Examiner Editor

When Dr. Boualaphet “Nong” Chounthavong boarded the plane to Seattle during her first trip to America, she was surprised to see a woman pilot at the helm. In Laos, Chounthavong shocked village leaders when she came to town driving a truck.

“Not many women in Laos drive trucks. Here, women fly airplanes,” said Chounthavong.

The equality of women was the first thing that Chounthavong noticed as the biggest difference between the United States and her country of Laos, and it’s the first thing she wants to change in her homeland.

In January 2005, Chounthavong was nominated for the Nobel Peace Prize as one of the “1000 Women for the Nobel Peace Prize 2005,” where 1000 women from more than 150 countries were selected for their commitment to human rights and peace politics. Explore Asia, a local travel consultancy that supports responsible tourism, sponsored a reception for Chounthavong and Todd Sigaty of Village Focus International (VFI) at Seattle’s Phnom Penh Noodle House on Sept. 6. Chounthavong also spoke in New York, Los Angeles and San Francisco.

In an interview with the International Examiner, Chounthavong said that in Laos, women did not hold a lot of power, particularly in the remote areas of the country where education level is very low. Some women in Laos never even see currency, as women are often not allowed to deal with cash.

Growing up in Laos where women rarely get the opportunity to get an education, Chounthavong was fortunate to have a father, who was a teacher promoted after the Vietnam War to a high-ranking post in the Ministry of Education, and a mother, who was a member of the Laos Women Union. Chounthavong learned at a young age that education formed the foundation of future opportunities in life.

Chounthavong is one of the few people in Laos who earned a university degree in medicine and, instead of opening a high profile medical practice in the capital, opted to work on rural public health issues in her native province of Salavan in southern Laos, where American forces spent billions of dollars heavily bombing the Ho Chi Minh Trail.

With a strong desire to dedicate her life to serving upland villages, Chounthavong wanted to work without the restrictions and limitations imposed by large international organizations. In 2000, she helped co-found VFI, a nonprofit based in Portland, Ore. with a mission to build capacity and create opportunities for local leaders in Laos, Cambodia and India to design and implement positive change in their own communities.

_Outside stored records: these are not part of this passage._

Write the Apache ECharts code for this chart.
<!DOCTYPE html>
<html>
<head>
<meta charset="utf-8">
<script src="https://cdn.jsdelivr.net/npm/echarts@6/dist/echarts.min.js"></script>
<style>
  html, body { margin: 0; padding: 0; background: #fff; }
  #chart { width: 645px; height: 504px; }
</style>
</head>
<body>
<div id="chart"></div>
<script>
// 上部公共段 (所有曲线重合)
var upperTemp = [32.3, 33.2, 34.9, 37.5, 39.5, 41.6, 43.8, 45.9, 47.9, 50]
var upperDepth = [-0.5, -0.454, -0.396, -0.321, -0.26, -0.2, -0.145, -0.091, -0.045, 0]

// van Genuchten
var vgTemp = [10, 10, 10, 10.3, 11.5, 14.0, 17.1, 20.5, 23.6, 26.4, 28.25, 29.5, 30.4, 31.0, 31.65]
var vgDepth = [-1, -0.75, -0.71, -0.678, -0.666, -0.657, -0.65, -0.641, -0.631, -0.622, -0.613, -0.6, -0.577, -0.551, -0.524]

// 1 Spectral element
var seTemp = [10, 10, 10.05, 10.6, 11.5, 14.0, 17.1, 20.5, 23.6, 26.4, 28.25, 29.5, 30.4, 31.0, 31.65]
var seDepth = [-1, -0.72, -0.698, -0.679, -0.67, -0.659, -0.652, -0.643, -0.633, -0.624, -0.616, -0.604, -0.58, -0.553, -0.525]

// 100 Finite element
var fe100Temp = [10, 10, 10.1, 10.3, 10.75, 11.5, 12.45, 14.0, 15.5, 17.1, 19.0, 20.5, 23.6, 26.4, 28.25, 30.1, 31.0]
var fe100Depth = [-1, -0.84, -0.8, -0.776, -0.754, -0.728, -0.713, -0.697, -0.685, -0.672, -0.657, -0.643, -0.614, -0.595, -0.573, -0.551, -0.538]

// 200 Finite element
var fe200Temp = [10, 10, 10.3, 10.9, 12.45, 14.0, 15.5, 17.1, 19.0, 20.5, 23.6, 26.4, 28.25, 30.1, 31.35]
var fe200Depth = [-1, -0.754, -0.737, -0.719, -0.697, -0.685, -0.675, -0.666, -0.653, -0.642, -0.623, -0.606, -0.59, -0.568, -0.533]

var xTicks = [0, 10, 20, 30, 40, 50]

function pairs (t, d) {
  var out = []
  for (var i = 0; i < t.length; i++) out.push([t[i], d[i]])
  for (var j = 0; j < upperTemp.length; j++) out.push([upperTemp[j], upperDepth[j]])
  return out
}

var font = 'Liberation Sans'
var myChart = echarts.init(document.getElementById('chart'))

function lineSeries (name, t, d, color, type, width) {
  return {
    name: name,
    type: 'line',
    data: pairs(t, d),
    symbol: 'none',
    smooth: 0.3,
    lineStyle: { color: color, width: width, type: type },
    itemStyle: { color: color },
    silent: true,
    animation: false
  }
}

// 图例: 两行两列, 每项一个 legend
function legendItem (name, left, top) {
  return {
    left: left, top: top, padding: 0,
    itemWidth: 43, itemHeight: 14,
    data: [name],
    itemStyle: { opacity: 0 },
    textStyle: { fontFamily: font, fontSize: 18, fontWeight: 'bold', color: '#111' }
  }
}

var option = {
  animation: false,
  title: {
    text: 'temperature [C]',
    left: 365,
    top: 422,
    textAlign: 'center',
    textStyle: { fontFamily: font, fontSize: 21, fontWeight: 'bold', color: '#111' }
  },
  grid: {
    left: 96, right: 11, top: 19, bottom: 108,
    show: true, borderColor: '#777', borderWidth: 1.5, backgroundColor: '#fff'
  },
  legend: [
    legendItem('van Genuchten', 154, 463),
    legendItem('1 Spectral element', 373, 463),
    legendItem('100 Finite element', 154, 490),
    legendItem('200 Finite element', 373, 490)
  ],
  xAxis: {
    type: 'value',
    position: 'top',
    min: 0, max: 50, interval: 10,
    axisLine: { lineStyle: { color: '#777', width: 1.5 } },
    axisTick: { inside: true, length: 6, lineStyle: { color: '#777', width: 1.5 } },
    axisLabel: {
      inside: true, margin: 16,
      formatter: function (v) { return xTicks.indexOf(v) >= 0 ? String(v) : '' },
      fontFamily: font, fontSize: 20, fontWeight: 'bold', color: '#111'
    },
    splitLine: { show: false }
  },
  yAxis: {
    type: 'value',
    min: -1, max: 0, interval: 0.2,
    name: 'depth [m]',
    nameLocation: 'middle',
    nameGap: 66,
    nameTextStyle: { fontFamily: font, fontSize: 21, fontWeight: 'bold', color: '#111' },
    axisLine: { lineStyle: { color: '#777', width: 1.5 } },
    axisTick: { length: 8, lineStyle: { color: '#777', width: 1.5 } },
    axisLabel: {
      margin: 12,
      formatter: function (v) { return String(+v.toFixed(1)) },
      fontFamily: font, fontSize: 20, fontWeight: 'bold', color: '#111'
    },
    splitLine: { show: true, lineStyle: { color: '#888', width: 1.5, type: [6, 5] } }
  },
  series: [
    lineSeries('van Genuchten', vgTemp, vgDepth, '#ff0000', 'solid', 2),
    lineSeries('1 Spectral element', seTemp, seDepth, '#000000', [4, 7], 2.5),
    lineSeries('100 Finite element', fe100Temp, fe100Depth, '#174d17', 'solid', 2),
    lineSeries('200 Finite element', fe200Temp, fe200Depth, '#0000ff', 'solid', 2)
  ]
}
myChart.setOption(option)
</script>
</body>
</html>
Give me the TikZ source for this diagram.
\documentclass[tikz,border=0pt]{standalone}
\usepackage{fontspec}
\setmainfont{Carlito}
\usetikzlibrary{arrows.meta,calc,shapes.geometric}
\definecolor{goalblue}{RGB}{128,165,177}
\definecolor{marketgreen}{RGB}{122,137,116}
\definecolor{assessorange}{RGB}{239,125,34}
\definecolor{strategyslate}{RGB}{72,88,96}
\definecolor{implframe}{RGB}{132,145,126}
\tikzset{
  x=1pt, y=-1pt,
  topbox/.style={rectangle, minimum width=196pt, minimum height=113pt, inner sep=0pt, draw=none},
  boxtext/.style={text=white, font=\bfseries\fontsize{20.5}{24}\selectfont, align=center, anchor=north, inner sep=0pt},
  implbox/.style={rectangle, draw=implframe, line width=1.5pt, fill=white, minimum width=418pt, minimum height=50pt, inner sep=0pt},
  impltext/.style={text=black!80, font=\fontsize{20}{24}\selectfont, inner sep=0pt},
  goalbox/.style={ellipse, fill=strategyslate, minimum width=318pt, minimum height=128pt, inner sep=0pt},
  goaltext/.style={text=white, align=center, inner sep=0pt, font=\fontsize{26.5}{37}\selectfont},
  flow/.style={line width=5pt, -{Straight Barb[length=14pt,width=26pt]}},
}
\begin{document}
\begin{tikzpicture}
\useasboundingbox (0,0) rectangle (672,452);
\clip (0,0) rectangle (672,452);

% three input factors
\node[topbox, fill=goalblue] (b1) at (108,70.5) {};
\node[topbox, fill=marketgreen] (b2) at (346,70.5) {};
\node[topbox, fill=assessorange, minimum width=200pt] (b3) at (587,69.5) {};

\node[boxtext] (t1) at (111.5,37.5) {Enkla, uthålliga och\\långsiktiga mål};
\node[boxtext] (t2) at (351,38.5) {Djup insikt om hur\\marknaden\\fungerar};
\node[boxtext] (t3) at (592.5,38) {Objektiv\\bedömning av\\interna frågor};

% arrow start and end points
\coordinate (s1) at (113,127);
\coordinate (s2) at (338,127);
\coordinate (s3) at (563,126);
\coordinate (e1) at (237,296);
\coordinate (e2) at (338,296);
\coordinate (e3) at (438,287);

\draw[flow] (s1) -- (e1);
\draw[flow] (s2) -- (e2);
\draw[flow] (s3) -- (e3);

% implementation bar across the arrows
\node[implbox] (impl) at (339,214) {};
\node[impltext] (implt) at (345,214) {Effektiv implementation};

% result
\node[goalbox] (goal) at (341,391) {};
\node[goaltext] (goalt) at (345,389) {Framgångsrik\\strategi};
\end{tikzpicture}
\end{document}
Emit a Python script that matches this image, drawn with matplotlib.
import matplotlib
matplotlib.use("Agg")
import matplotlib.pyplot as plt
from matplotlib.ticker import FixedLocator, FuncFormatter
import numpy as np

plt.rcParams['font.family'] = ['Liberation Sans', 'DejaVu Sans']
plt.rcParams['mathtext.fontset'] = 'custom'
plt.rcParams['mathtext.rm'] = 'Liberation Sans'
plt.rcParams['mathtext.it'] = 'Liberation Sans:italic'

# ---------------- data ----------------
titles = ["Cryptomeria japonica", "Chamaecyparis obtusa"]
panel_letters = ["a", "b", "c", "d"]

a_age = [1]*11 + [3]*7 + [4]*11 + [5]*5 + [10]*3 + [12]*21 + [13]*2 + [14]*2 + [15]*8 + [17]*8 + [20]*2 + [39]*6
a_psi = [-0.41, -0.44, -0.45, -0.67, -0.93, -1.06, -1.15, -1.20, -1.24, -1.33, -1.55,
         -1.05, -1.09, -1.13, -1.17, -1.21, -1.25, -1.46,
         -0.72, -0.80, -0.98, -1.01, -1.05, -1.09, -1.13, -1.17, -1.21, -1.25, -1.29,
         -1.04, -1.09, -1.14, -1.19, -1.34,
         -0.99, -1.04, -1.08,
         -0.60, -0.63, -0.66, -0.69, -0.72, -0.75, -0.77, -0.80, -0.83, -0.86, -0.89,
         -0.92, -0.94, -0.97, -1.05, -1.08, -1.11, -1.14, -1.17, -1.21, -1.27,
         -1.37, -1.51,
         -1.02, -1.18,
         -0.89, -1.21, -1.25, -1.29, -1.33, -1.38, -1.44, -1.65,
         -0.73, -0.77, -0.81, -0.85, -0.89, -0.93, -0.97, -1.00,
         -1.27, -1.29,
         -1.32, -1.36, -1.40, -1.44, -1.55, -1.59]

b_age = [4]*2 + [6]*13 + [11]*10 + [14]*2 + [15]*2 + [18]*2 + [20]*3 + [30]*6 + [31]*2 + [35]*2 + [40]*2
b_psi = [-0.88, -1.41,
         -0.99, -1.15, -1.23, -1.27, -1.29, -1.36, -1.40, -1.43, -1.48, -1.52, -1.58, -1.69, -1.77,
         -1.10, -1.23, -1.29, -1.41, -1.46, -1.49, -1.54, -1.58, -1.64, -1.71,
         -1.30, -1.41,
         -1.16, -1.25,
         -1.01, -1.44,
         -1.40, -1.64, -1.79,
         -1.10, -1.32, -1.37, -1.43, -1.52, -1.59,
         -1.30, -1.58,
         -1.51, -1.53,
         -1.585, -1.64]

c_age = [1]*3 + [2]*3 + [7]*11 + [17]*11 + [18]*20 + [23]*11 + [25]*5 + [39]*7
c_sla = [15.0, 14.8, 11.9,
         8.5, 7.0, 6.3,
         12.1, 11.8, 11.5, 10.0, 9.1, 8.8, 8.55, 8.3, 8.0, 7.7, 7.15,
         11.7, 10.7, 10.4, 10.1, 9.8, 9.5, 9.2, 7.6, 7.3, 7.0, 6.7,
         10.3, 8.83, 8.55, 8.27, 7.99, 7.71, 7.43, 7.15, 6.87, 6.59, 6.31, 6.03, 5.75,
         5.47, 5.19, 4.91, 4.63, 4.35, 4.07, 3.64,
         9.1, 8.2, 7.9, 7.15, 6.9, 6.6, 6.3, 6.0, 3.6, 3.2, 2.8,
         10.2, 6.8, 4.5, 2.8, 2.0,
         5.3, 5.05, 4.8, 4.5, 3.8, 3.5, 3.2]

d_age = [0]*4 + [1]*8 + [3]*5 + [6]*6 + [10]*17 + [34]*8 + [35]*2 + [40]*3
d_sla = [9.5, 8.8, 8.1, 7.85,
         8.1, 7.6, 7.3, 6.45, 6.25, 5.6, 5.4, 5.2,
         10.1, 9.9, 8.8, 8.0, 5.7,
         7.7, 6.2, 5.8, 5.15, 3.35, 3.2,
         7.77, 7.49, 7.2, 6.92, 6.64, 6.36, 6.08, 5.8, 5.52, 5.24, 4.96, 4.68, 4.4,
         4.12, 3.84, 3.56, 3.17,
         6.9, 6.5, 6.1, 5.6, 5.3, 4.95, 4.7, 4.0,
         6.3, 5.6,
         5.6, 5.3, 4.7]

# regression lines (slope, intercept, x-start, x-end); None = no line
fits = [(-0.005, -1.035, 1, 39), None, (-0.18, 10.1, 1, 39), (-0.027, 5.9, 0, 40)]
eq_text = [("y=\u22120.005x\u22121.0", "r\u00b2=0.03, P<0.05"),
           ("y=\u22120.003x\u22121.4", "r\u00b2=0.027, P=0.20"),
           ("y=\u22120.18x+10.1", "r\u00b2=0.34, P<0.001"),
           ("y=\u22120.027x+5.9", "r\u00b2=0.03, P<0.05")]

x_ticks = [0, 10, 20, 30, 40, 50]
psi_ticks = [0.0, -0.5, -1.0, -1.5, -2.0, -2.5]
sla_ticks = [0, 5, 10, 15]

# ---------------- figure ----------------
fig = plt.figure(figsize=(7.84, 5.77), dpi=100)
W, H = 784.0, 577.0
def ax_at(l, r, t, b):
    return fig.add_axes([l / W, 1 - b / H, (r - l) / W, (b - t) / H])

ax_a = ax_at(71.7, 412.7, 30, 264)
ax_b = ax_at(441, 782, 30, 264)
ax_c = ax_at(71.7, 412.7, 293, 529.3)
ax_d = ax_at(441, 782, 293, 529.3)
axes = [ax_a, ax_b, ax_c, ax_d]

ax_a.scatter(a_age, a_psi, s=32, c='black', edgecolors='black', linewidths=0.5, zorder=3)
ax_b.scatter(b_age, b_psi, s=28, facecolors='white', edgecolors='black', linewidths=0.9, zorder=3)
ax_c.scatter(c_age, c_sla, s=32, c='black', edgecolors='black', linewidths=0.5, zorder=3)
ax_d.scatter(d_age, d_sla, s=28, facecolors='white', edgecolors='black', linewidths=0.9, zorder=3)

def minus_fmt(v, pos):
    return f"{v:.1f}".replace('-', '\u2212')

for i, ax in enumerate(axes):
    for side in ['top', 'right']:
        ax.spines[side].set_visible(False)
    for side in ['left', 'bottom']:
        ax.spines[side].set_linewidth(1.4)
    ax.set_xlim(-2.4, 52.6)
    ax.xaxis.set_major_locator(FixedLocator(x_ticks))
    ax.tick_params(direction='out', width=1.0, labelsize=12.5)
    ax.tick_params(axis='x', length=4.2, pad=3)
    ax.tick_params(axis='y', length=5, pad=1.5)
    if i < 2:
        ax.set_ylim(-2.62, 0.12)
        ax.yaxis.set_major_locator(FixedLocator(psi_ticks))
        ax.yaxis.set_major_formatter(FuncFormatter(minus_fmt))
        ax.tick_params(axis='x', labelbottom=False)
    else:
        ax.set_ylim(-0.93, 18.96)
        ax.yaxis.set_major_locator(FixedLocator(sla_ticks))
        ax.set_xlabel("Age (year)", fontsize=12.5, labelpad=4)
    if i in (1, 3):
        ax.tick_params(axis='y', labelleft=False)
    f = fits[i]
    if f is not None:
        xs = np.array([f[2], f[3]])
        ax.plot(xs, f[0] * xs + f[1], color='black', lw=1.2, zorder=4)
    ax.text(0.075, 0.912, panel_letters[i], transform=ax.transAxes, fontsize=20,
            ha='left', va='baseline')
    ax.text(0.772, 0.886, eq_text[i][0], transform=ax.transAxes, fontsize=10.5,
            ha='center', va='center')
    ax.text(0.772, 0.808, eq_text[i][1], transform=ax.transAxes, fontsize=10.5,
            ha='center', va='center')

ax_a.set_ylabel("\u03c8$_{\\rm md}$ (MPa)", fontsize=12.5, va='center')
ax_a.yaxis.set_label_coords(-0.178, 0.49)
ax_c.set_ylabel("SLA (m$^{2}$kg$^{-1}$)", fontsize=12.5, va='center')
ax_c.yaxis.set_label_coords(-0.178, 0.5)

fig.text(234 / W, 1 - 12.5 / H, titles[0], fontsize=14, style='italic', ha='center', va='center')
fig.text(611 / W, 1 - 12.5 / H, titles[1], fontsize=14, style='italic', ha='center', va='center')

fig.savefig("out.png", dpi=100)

VFI rests on the theory that local leaders are better able than foreign experts to develop and implement health and education solutions, provided the local community has the appropriate long-term funding and resources.

In the effort to improve health issues, Chounthavong believes that women are the first people to talk to when it comes to talking about real problems and concrete solutions. For example, when Chounthavong discovered a high rate of infant mortality with a certain ethnic minority in Laos, she spent time learning more about its culture and beliefs.

These women did not allow husbands to help with birthing. They went to the forest to give birth because of a myth that blood spilled in one’s own home was considered bad luck. Instead of attempting to change the cultural beliefs, Chounthavong devised an appropriate solution to protect women in labor, which included building a communal birthing house, training midwives and providing birthing kits.

Dr. Nancy Harkrider of Explore Asia, LLC said that Chounthavong’s work is important because if a medical team from outside of Laos came to help with such an issue, they would likely not think of a “culturally congruent” solution.

Chounthavong’s leadership has changed the lives of villagers in Laos as well as creating a model for new, innovative methods of community development throughout the world. Her work has taught local officials how to respect village wisdom and integrate their ideas into planning and decisions.

Though Chounthavong is shy to call herself a leader, she knows she has established a voice within a male-dominated local government in finding ways to develop basic health initiatives in her country.